**Your instructions**
Skip all pictures, then print the remaining material exactly.

'''

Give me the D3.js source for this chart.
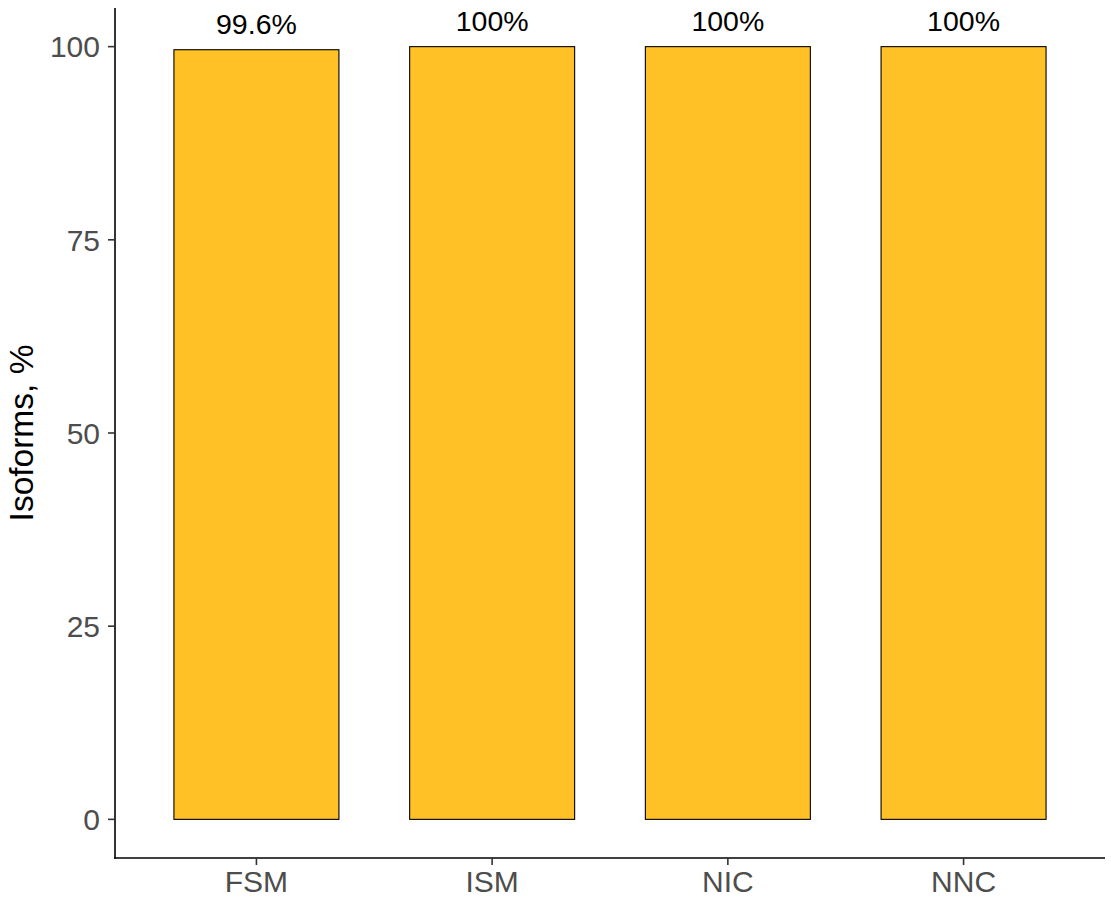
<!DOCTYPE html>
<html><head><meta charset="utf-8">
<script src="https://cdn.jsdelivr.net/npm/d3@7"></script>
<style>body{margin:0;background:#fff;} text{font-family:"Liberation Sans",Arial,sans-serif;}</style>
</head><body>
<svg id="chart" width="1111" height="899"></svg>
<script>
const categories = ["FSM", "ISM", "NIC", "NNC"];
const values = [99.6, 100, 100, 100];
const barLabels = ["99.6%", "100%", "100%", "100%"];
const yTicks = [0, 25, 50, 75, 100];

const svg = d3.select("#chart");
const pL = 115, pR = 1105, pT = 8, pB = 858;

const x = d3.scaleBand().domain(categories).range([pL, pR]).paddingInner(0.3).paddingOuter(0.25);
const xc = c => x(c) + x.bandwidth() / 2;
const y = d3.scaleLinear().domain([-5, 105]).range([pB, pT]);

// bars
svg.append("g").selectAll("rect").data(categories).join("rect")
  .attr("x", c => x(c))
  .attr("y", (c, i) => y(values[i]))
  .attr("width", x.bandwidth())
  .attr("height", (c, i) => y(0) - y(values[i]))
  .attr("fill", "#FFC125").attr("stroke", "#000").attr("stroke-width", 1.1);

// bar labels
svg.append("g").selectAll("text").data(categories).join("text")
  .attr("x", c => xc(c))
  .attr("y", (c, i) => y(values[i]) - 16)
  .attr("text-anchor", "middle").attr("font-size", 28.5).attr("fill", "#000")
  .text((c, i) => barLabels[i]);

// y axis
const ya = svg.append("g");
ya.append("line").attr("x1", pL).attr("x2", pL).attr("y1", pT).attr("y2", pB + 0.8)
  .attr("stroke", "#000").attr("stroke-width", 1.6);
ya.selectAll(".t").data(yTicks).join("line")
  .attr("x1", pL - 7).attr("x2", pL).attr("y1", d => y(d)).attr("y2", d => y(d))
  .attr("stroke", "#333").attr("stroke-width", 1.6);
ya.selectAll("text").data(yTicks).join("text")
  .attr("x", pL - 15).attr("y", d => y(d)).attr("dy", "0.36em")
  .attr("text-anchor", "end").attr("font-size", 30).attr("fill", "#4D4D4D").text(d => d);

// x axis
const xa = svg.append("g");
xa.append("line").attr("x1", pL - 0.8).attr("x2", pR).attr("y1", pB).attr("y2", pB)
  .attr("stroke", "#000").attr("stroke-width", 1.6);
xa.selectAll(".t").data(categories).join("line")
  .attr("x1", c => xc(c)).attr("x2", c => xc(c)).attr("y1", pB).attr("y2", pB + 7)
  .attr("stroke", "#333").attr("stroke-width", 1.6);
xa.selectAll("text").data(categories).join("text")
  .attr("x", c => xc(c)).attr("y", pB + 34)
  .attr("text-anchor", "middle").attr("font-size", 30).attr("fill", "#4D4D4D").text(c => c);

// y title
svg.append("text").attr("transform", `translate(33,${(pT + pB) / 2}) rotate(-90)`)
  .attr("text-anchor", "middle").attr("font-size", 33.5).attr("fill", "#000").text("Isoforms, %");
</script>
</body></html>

'''

**Written reply**
Give me the D3.js source for this chart.
<!DOCTYPE html>
<html><head><meta charset="utf-8">
<script src="https://cdn.jsdelivr.net/npm/d3@7"></script>
<style>body{margin:0;background:#fff;} text{font-family:"Liberation Sans",Arial,sans-serif;}</style>
</head><body>
<svg id="chart" width="1111" height="899"></svg>
<script>
const categories = ["FSM", "ISM", "NIC", "NNC"];
const values = [99.6, 100, 100, 100];
const barLabels = ["99.6%", "100%", "100%", "100%"];
const yTicks = [0, 25, 50, 75, 100];

const svg = d3.select("#chart");
const pL = 115, pR = 1105, pT = 8, pB = 858;

const x = d3.scaleBand().domain(categories).range([pL, pR]).paddingInner(0.3).paddingOuter(0.25);
const xc = c => x(c) + x.bandwidth() / 2;
const y = d3.scaleLinear().domain([-5, 105]).range([pB, pT]);

// bars
svg.append("g").selectAll("rect").data(categories).join("rect")
  .attr("x", c => x(c))
  .attr("y", (c, i) => y(values[i]))
  .attr("width", x.bandwidth())
  .attr("height", (c, i) => y(0) - y(values[i]))
  .attr("fill", "#FFC125").attr("stroke", "#000").attr("stroke-width", 1.1);

// bar labels
svg.append("g").selectAll("text").data(categories).join("text")
  .attr("x", c => xc(c))
  .attr("y", (c, i) => y(values[i]) - 16)
  .attr("text-anchor", "middle").attr("font-size", 28.5).attr("fill", "#000")
  .text((c, i) => barLabels[i]);

// y axis
const ya = svg.append("g");
ya.append("line").attr("x1", pL).attr("x2", pL).attr("y1", pT).attr("y2", pB + 0.8)
  .attr("stroke", "#000").attr("stroke-width", 1.6);
ya.selectAll(".t").data(yTicks).join("line")
  .attr("x1", pL - 7).attr("x2", pL).attr("y1", d => y(d)).attr("y2", d => y(d))
  .attr("stroke", "#333").attr("stroke-width", 1.6);
ya.selectAll("text").data(yTicks).join("text")
  .attr("x", pL - 15).attr("y", d => y(d)).attr("dy", "0.36em")
  .attr("text-anchor", "end").attr("font-size", 30).attr("fill", "#4D4D4D").text(d => d);

// x axis
const xa = svg.append("g");
xa.append("line").attr("x1", pL - 0.8).attr("x2", pR).attr("y1", pB).attr("y2", pB)
  .attr("stroke", "#000").attr("stroke-width", 1.6);
xa.selectAll(".t").data(categories).join("line")
  .attr("x1", c => xc(c)).attr("x2", c => xc(c)).attr("y1", pB).attr("y2", pB + 7)
  .attr("stroke", "#333").attr("stroke-width", 1.6);
xa.selectAll("text").data(categories).join("text")
  .attr("x", c => xc(c)).attr("y", pB + 34)
  .attr("text-anchor", "middle").attr("font-size", 30).attr("fill", "#4D4D4D").text(c => c);

// y title
svg.append("text").attr("transform", `translate(33,${(pT + pB) / 2}) rotate(-90)`)
  .attr("text-anchor", "middle").attr("font-size", 33.5).attr("fill", "#000").text("Isoforms, %");
</script>
</body></html>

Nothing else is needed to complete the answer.